On average, there have been between three and four systemic banking crises per year for the past quarter century.
BIS paper studies the length, depth and output costs of a sample of 40 systemic banking crises in 35 countries since 1980 to assess the likely real impact of the current crisis. Most, but not all, systemic banking crises in our sample coincide with a sharp contraction in output from which it takes several years to recover.
BIS findings suggest that the costs are higher when the banking crisis is accompanied by a currency crisis or when growth is low immediately before the onset of the crisis. Furthermore, when it is accompanied by a sovereign debt default, a systemic banking crisis is
less costly.
The final part of the paper takes a longer-term view and studies the impact of crises on potential output several years down the road.
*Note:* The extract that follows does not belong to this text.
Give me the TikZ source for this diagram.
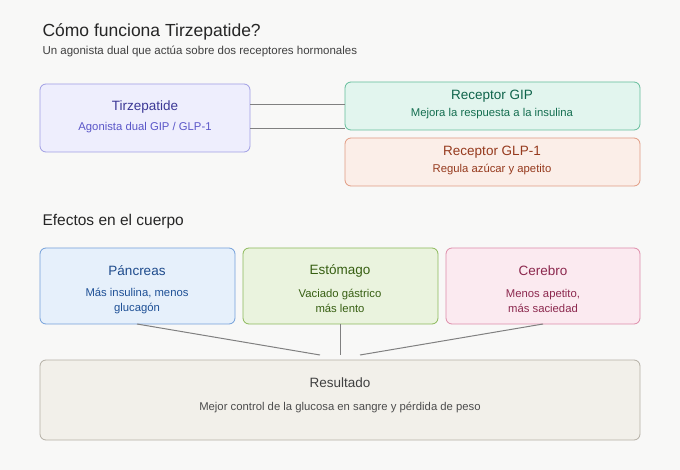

We find that many systemic banking crises have had lasting negative effects on the level of GDP. And even in those cases in which trend growth was higher after the crisis than it had been before, making up for the output loss resulting from the crisis itself took years.
The report concluded that, on average, there have been between three and four systemic banking crises per year for the past quarter century. Not all of these have had visible real costs, but most have. In the restricted sample of 40 financial crises that were studied, a quarter resulted in cumulative output losses of more than 25 per cent of pre-crisis GDP. And one third of the crisis-related contractions lasted for three years or more.
Banking crises are also quite diverse. In fact, those that were studied appear to be practically unique in their evolution. In an important sense, the average crisis does not exist.